Schwarzian derivative of a diffeomorphism is zero iff Linear-fractionals?

Question

I have found the following derivation of the Schwarzian derivatives in the book of Ovsienko and Tabachnikov:

For a diffeomorphism $\gamma$ which acts on 4 points $t_1,t_2,t_3,t_4 \in \mathbb{RP}_1$, We assume that the 4 points are spread so that $t_2,t_3,t_4$ can be defined by their distances to $t_1$ as a function of $\epsilon\in\mathbb{R}$: $t_2 = t_1 + \epsilon$, $t_3 = t_1 + 2\epsilon$ and $t_4 = t_1 + 3\epsilon$. So, the 4 points become $t_1, t_1 + \epsilon, t_1 + 2\epsilon, t_1 + 3\epsilon$ and they are related by the variable $\epsilon$. The Schwarzian derivative measures the effect of $\gamma$ on the cross-ratio as $\epsilon$ tends to zero. In other words, the Schwarzian derivative measures the cross-ratio of the points when they are infinitesimally close. To obtain the Schwarzian derivative one forms the Taylor expansion of $\Phi$ when $\epsilon$ goes to zero and keeps the first non-zero term of the expansion:

$$\Phi(\gamma(t_1),\gamma(t_2),\gamma(t_3),\gamma(t_4))= \Phi(t_1,t_2,t_3,t_4) - \epsilon^2 S[\gamma](t_1) + O(\epsilon^3) \tag 1$$

In the above equation $S[\gamma]$ is the Schwarzian derivative for $\mathbb{RP}_1$, defined by: $ S[\gamma]=\frac{\gamma'''}{\gamma'}-\frac{3}{2} \left (\frac{\gamma''}{\gamma'}\right )^2$

By construction when $\gamma$ is a linear-fractional function, $S[\gamma]$ and all the higher order terms are zero as linear-fractional exactly preserves the cross-ratio.

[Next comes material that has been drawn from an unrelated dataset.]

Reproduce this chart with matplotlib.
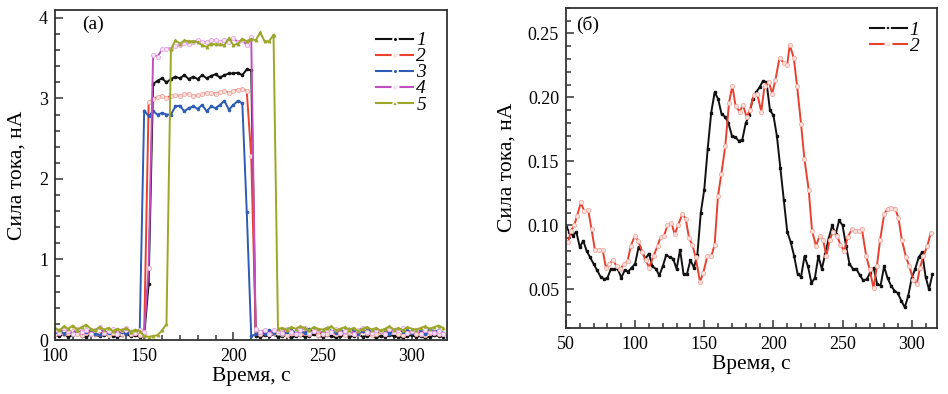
import numpy as np
import matplotlib
matplotlib.use("Agg")
import matplotlib.pyplot as plt
from matplotlib.lines import Line2D
from matplotlib.ticker import MultipleLocator, FormatStrFormatter

plt.rcParams['font.family'] = ['Liberation Serif', 'DejaVu Serif']

# ---- panel (a): five runs, sampled every 2.5 s from 100 s ----
t_start_a = 100
t_step_a = 2.5

cur1 = [0.06, 0.05, 0.07, 0.04, 0.06, 0.08, 0.05, 0.04, 0.07, 0.06,
        0.05, 0.06, 0.08, 0.05, 0.04, 0.06, 0.07, 0.05, 0.06, 0.04,
        0.05, 0.70,
        3.18, 3.22, 3.25, 3.20, 3.24, 3.27, 3.25, 3.29, 3.24, 3.27,
        3.24, 3.29, 3.25, 3.28, 3.30, 3.26, 3.29, 3.31, 3.31, 3.32,
        3.29, 3.36, 3.35,
        0.05, 0.04, 0.06, 0.05, 0.07, 0.04, 0.05, 0.06, 0.03, 0.05,
        0.06, 0.04, 0.05, 0.07, 0.05, 0.04, 0.06, 0.05, 0.03, 0.05,
        0.06, 0.04, 0.05, 0.07, 0.04, 0.05, 0.06, 0.03, 0.05, 0.04,
        0.06, 0.05, 0.04, 0.03, 0.05, 0.06, 0.04, 0.05, 0.03, 0.04,
        0.06, 0.05, 0.04]

cur2 = [0.08, 0.10, 0.07, 0.09, 0.11, 0.08, 0.06, 0.09, 0.10, 0.07,
        0.08, 0.10, 0.06, 0.09, 0.07, 0.08, 0.11, 0.07, 0.09, 0.06,
        0.08,
        2.95, 2.99, 3.02, 3.03, 3.01, 3.03, 3.04, 3.03, 3.05, 3.06,
        3.03, 3.04, 3.05, 3.07, 3.07, 3.06, 3.08, 3.09, 3.07, 3.09,
        3.11, 3.12, 3.09,
        2.28,
        0.12, 0.08, 0.10, 0.07, 0.09, 0.11, 0.08, 0.06, 0.09, 0.10,
        0.07, 0.09, 0.08, 0.11, 0.06, 0.09, 0.08, 0.10, 0.07, 0.09,
        0.06, 0.10, 0.08, 0.07, 0.11, 0.09, 0.06, 0.08, 0.10, 0.07,
        0.09, 0.11, 0.08, 0.06, 0.09, 0.10, 0.07, 0.08, 0.06, 0.09,
        0.10, 0.08, 0.07]

cur3 = [0.10, 0.12, 0.08, 0.11, 0.07, 0.13, 0.09, 0.10, 0.12, 0.08,
        0.06, 0.11, 0.09, 0.13, 0.08, 0.10, 0.07, 0.11, 0.09, 0.12,
        2.85,
        2.78, 2.84, 2.80, 2.82, 2.80, 2.80, 2.90, 2.91, 2.84, 2.88,
        2.90, 2.87, 2.92, 2.84, 2.90, 2.88, 2.92, 2.97, 2.86, 2.92,
        2.97, 2.94,
        1.59,
        0.05, 0.07, 0.10, 0.08, 0.12, 0.09, 0.11, 0.07, 0.10, 0.13,
        0.08, 0.11, 0.09, 0.14, 0.10, 0.12, 0.08, 0.15, 0.11, 0.09,
        0.13, 0.10, 0.14, 0.12, 0.08, 0.11, 0.15, 0.09, 0.12, 0.10,
        0.13, 0.08, 0.11, 0.14, 0.10, 0.12, 0.09, 0.13, 0.11, 0.08,
        0.14, 0.10, 0.12, 0.09]

cur4 = [0.12, 0.09, 0.15, 0.11, 0.08, 0.14, 0.10, 0.13, 0.07, 0.12,
        0.16, 0.09, 0.11, 0.14, 0.08, 0.12, 0.15, 0.10, 0.09, 0.13,
        0.10, 0.90,
        3.54, 3.52, 3.61, 3.62, 3.62, 3.65, 3.66, 3.69, 3.68, 3.70,
        3.72, 3.70, 3.70, 3.72, 3.72, 3.70, 3.73, 3.70, 3.75, 3.70,
        3.73, 3.66, 3.76,
        0.14, 0.10, 0.12, 0.08, 0.13, 0.11, 0.09, 0.14, 0.10, 0.07,
        0.12, 0.15, 0.09, 0.11, 0.13, 0.08, 0.12, 0.10, 0.14, 0.09,
        0.11, 0.13, 0.08, 0.12, 0.15, 0.10, 0.09, 0.13, 0.11, 0.08,
        0.14, 0.10, 0.12, 0.15, 0.09, 0.11, 0.13, 0.08, 0.12, 0.10,
        0.09, 0.11, 0.08]

cur5 = [0.15, 0.12, 0.17, 0.14, 0.18, 0.13, 0.16, 0.19, 0.14, 0.12,
        0.16, 0.13, 0.15, 0.11, 0.14, 0.12, 0.15, 0.10, 0.13, 0.11,
        0.05, 0.04, 0.05, 0.06, 0.12, 0.20,
        3.61, 3.72, 3.68, 3.72, 3.71, 3.71, 3.70, 3.66, 3.64, 3.68,
        3.67, 3.67, 3.66, 3.75, 3.66, 3.68, 3.74, 3.71, 3.74, 3.72,
        3.82, 3.71, 3.71, 3.79,
        0.14, 0.15, 0.13, 0.16, 0.14, 0.17, 0.15, 0.12, 0.16, 0.14,
        0.13, 0.15, 0.17, 0.12, 0.14, 0.16, 0.13, 0.15, 0.11, 0.14,
        0.16, 0.13, 0.15, 0.12, 0.14, 0.17, 0.13, 0.15, 0.12, 0.16,
        0.14, 0.13, 0.15, 0.17, 0.14, 0.16, 0.18, 0.15]

# ---- panel (б): two runs ----
t_start_b = 50
t_step_b = 2.5
cur1_b = [0.099, 0.095, 0.092, 0.095, 0.083, 0.088, 0.080, 0.075, 0.070, 0.065,
          0.060, 0.058, 0.059, 0.066, 0.066, 0.066, 0.059, 0.065, 0.064, 0.067,
          0.070, 0.083, 0.079, 0.074, 0.078, 0.068, 0.066, 0.061, 0.068, 0.077,
          0.075, 0.074, 0.066, 0.081, 0.062, 0.062, 0.073, 0.067, 0.077, 0.110,
          0.128, 0.160, 0.188, 0.204, 0.199, 0.187, 0.185, 0.180, 0.170, 0.169,
          0.166, 0.167, 0.180, 0.186, 0.199, 0.204, 0.208, 0.213, 0.212, 0.190,
          0.186, 0.170, 0.145, 0.120, 0.095, 0.087, 0.076, 0.062, 0.060, 0.076,
          0.068, 0.055, 0.059, 0.076, 0.066, 0.078, 0.090, 0.100, 0.093, 0.104,
          0.100, 0.084, 0.070, 0.066, 0.066, 0.061, 0.057, 0.058, 0.063, 0.067,
          0.054, 0.053, 0.068, 0.059, 0.053, 0.049, 0.047, 0.041, 0.036, 0.045,
          0.059, 0.066, 0.075, 0.079, 0.060, 0.050, 0.062]

t2_b = [51.7, 53.6, 56.0, 57.9, 60.8, 63.2, 66.1, 68.5, 70.9, 74.0,
        76.5, 78.9, 81.3, 84.1, 86.6, 89.2, 92.1, 94.5, 96.9, 99.8,
        102.2, 105.3, 107.7, 110.1, 113.3, 116.2, 118.5, 120.9, 123.4, 126.3,
        128.6, 131.0, 134.2, 136.6, 139.0, 141.4, 143.8, 146.9,
        149.3, 152.2, 155.1, 157.5, 159.9, 162.3, 165.2, 167.9, 170.3, 172.7,
        175.6, 178.0, 180.6, 183.0, 185.9, 188.3, 191.2, 193.6, 196.7, 199.1,
        201.5, 204.4, 207.5, 209.9, 211.8, 214.7, 217.1, 220.0, 222.4, 225.5,
        227.9, 230.8, 233.4,
        235.9, 238.3, 240.7, 243.1, 246.0, 248.4, 251.3, 253.7, 256.8, 259.2,
        261.6, 264.0, 267.1, 269.5, 272.4, 274.8, 277.2, 280.1, 282.5, 284.9,
        288.0, 290.4, 292.8, 295.9, 298.3, 301.2, 303.6, 306.0, 308.4, 311.3,
        313.7]
cur2_b = [0.087, 0.096, 0.100, 0.107, 0.118, 0.111, 0.112, 0.097, 0.081, 0.081,
          0.081, 0.067, 0.070, 0.073, 0.068, 0.066, 0.070, 0.072, 0.084, 0.092,
          0.088, 0.079, 0.073, 0.067, 0.076, 0.084, 0.091, 0.092, 0.100, 0.102,
          0.093, 0.100, 0.109, 0.105, 0.090, 0.085, 0.075, 0.056,
          0.063, 0.076, 0.076, 0.085, 0.123, 0.140, 0.162, 0.196, 0.209, 0.193,
          0.189, 0.194, 0.185, 0.190, 0.202, 0.203, 0.189, 0.209, 0.212, 0.203,
          0.214, 0.231, 0.227, 0.225, 0.241, 0.231, 0.209, 0.179, 0.152, 0.128,
          0.096, 0.084, 0.092,
          0.089, 0.076, 0.089, 0.095, 0.092, 0.085, 0.080, 0.091, 0.097, 0.096,
          0.096, 0.097, 0.076, 0.066, 0.051, 0.068, 0.089, 0.109, 0.113, 0.114,
          0.113, 0.106, 0.089, 0.075, 0.068, 0.057, 0.054, 0.067, 0.076, 0.084,
          0.094]

labels_a = ["1", "2", "3", "4", "5"]
labels_b = ["1", "2"]

for s in (cur1, cur2, cur3, cur4, cur5):
    assert len(s) == 88, len(s)
assert len(t2_b) == len(cur2_b)

t_a = t_start_a + t_step_a * np.arange(88)
t1_b = t_start_b + t_step_b * np.arange(len(cur1_b))

# style: color, marker, marker face, marker edge, marker size
styles_a = [
    ("#111111", "o", "#111111", "#111111", 2.0),
    ("#e8412f", "o", "#fbe0dc", "#f2aaa2", 3.0),
    ("#2d5bb5", "o", "#2d5bb5", "#2d5bb5", 2.0),
    ("#c24fc0", "o", "#f8e4f8", "#e3a6e2", 3.0),
    ("#9ca629", "^", "#9ca629", "#9ca629", 2.2),
]

fig = plt.figure(figsize=(9.48, 3.94), dpi=100)
ax1 = fig.add_axes([0.058, 0.137, 0.414, 0.838])
ax2 = fig.add_axes([0.597, 0.168, 0.391, 0.812])

handles = []
for y, lab, (c, m, mf, me, ms) in zip((cur1, cur2, cur3, cur4, cur5), labels_a, styles_a):
    ax1.plot(t_a, y, color=c, lw=1.4, marker=m, ms=ms, mfc=mf, mec=me, mew=0.6)
    handles.append(Line2D([], [], color=c, lw=1.5, marker=m, ms=ms + 1.5,
                          mfc=mf, mec="white", mew=1.3, label=lab))

leg_kw = dict(frameon=False, prop={"style": "italic", "size": 14},
              handlelength=1.9, handletextpad=0.15, labelspacing=-0.08,
              borderpad=0.2)

ax1.set_xlim(100, 320)
ax1.set_ylim(0, 4.1)
ax1.xaxis.set_major_locator(MultipleLocator(50))
ax1.xaxis.set_minor_locator(MultipleLocator(10))
ax1.yaxis.set_major_locator(MultipleLocator(1))
ax1.yaxis.set_minor_locator(MultipleLocator(0.2))
ax1.set_xlabel("Время, с", fontsize=15.5, labelpad=1)
ax1.set_ylabel("Сила тока, нА", fontsize=15.5, labelpad=9)
ax1.text(0.07, 0.955, "(а)", transform=ax1.transAxes, fontsize=14, va="center")
ax1.legend(handles=handles, loc="upper right", bbox_to_anchor=(0.98, 0.975), **leg_kw)

# panel (б)
ax2.plot(t1_b, cur1_b, color="#111111", lw=1.4, marker="s", ms=1.8, mfc="#111111", mec="#111111")
ax2.plot(t2_b, cur2_b, color="#e8412f", lw=1.4, marker="o", ms=3.0, mfc="#fbe0dc", mec="#f2aaa2", mew=0.6)
handles_b = [
    Line2D([], [], color="#111111", lw=1.5, marker="s", ms=3, mfc="#111111", mec="white", mew=1.3, label=labels_b[0]),
    Line2D([], [], color="#e8412f", lw=1.5, marker="o", ms=4.5, mfc="#fbe0dc", mec="white", mew=1.3, label=labels_b[1]),
]
ax2.set_xlim(50, 318)
ax2.set_ylim(0.02, 0.27)
ax2.xaxis.set_major_locator(MultipleLocator(50))
ax2.xaxis.set_minor_locator(MultipleLocator(10))
ax2.yaxis.set_major_locator(MultipleLocator(0.05))
ax2.yaxis.set_minor_locator(MultipleLocator(0.01))
ax2.yaxis.set_major_formatter(FormatStrFormatter("%.2f"))
ax2.set_xlabel("Время, с", fontsize=15.5, labelpad=1)
ax2.set_ylabel("Сила тока, нА", fontsize=15.5, labelpad=8)
ax2.text(0.027, 0.947, "(б)", transform=ax2.transAxes, fontsize=14, va="center")
ax2.legend(handles=handles_b, loc="upper right", bbox_to_anchor=(0.99, 1.0), **leg_kw)

for ax in (ax1, ax2):
    for sp in ax.spines.values():
        sp.set_linewidth(1.3)
        sp.set_color("#333333")
    ax.tick_params(which="both", direction="in", top=False, right=False,
                   labelsize=13, width=1.1, color="#333333")
    ax.tick_params(which="major", length=6)
    ax.tick_params(which="minor", length=3.5)
    ax.tick_params(axis="x", which="major", pad=6)
    ax.tick_params(axis="y", which="major", pad=5)

fig.savefig("out.png", dpi=100)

According to the book, the converse is also true i.e. if $S[\gamma]=0$, $\gamma$ is a linear-fractional. But I cannot see why, because in equation (1), there are higher order terms of $\epsilon$. Could anyone please tell know what I am missing here?

Answer 1

$S[f]=0$ is a third order ordinary differential equation, and all fractional-linear functions are solutions. This is a $3$-parametric family. You can match any initial conditions with a fractional-linear function, then uniqueness theorem says that all solutions are fractional-linear.

Answer 2

The Schwatzian derivative measures the deviation of $\phi$ (which I take here as an orientation preserving diffeomorphism of $\mathbb R$, for simplicity's sake) from being a Moebius transformation; here is a direct computational proof. Of course, Alexandre Eremenko's proof is more elegant. $$ S(\phi)=0 \iff \phi(x)=\frac{ax+b}{cx+d}\text{ for } \begin{pmatrix} a & b \\ c & d\end{pmatrix} \in SL(2,\mathbb R). $$ Indeed, $S(\phi)=0$ if and only if $g=\log(\phi')'=\frac{\phi''}{\phi'}$ satisfies the differential equation $g'= g^2/2$, so that $\frac{2\,dg}{g^2}=dx$ or $\frac{-2}{g}=x+\frac dc$ which means $\log(\phi')'(x)=g(x)=\frac{-2}{x+d/c}$ or again $$\log(\phi'(x))=\int\frac{-2dx}{x+d/c}=-2\log(x+d/c)-2\log(c)=\log(\frac 1{(cx+d)^{2}}).$$ Therefore, $\phi'(x)= \frac 1{(cx+d)^{2}}=\partial_x\frac{ax+b}{cx+d}$.